Carlo Collodi escreveu a história do boneco de madeira que deseja se tornar um menino de verdade em 1881. Desde então, dezenas de releituras foram criadas, algumas buscando o aspecto educativo existente na obra original; outras, um caráter mais existencialista. Essa nova versão busca um outro caminho.
Winshluss (pseudônimo de Vincent Paronnaud) é o quadrinista responsável por essa releitura de Pinóquio. O autor trabalhou como co-diretor dos filmes Frango com Ameixas e Persépolis, ambos adaptações de quadrinhos. Neste trabalho, Winshluss opta por deixar de lado uma série de conceitos da obra de Collodi para discutir outros temas.

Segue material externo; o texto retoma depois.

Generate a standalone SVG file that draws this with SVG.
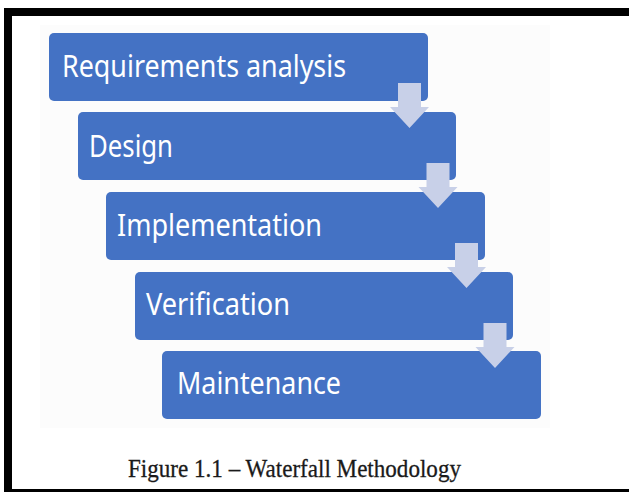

A obra se inicia com uma sequência de quadros envolvendo duas situações adversas. A primeira delas envolve um barril de material nuclear que é jogado ao mar, contaminando um peixe próximo. A segunda situação envolve um homem que observa sua vizinha pela janela enquanto conversa com seu gato, concluindo este prelúdio com o homem fazendo roleta-russa consigo mesmo e com o gato. E só depois disso seremos apresentados ao personagem que dá nome a obra.
Essas tramas, aparentemente sem nenhuma relação com o personagem título da obra, vão se complementando pouco a pouco e, mais do que isso, se justificam dentro do trabalho de Winshluss, amarrando qualquer ponta solta que tenha sido lançada no início da leitura. Porém, cabe ressaltar que Pinóquio é uma leitura direcionada a um público mais velho: diferente da obra do criador do personagem, Winshluss cria quase um mundo cínico e cruel, muito diferente das obras de contos de fadas.

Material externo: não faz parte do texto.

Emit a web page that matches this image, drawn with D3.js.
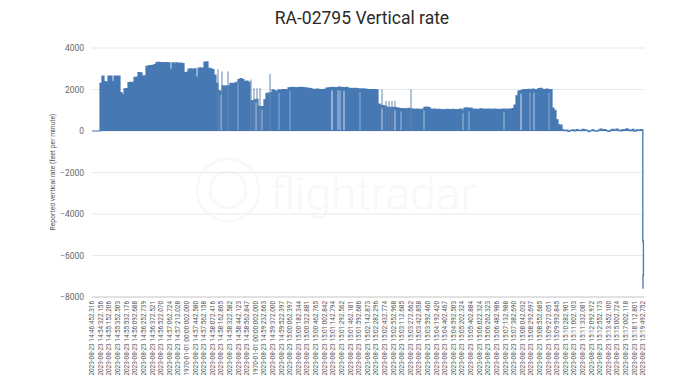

No livro original, a cada vez que Pinóquio mentia, seu nariz crescia ou surgiam orelhas e rabos de burro, entre tantas outras lições de moral. Essa é a grande diferença dessa releitura: ele não quer passar uma “moral da história” sobre as consequências das nossas atitudes. Para o autor, isso é uma visão de mundo simplista e maniqueísta.
Na trama, Pinóquio não é mais um boneco de madeira, mas sim um autômato de guerra criado por Gepeto; o Grilo Falante dá lugar para Jimmy, uma barata que sonha se tornar um escritor, mas passa seu tempo bebendo e vagabundeando. Essas escolhas do autor dão uma nova faceta à obra, e a forma como ele desconstrói certos personagens é sensacional. Gepeto se torna um inventor belicista que só quer o Pinóquio para faturar milhões. Jimmy acaba expulso de sua casa, por isso vai morar na cabeça do robô, e está muito longe de ser uma alusão à consciência de Pinóquio, como no livro original.
A história se desenvolve e nos vemos em um mar de sangue, envolvendo violência, fanatismo religioso, exploração infantil e outras atrocidades. Winshluss faz uma série de críticas à sociedade atual e não poupa ninguém. Sua obra tem, a todo momento, um teor em que a crueldade parece fazer parte da humanidade: quase todos os personagens agem em benefício próprio e não se importam em passar por cima de qualquer um para conseguir o que buscam. Pinóquio parece à margem disso tudo. Seu personagem não faz escolhas erradas, apenas é jogado de um lado para o outro, e as ações transcorrem fora do seu controle.
O trabalho do autor é fantástico, e as múltiplas tramas que cercam o personagem se preenchem com um significado maior no final da história. O álbum, mesmo quase sem texto, tem muito a dizer, mostrando a força da narrativa visual do autor. O traço de Winshluss se altera em diversos estilos, desde a pop-art à pintura impressionista, ou da arte do underground norte-americano aos quadrinhos cômicos franceses.
Pinóquio traz uma visão hedonista da humanidade e uma grande crítica à sociedade atual, e não busca uma “moral da história” em sua conclusão, vai mais longe, realizando ainda um fechamento com um certo ar de esperança.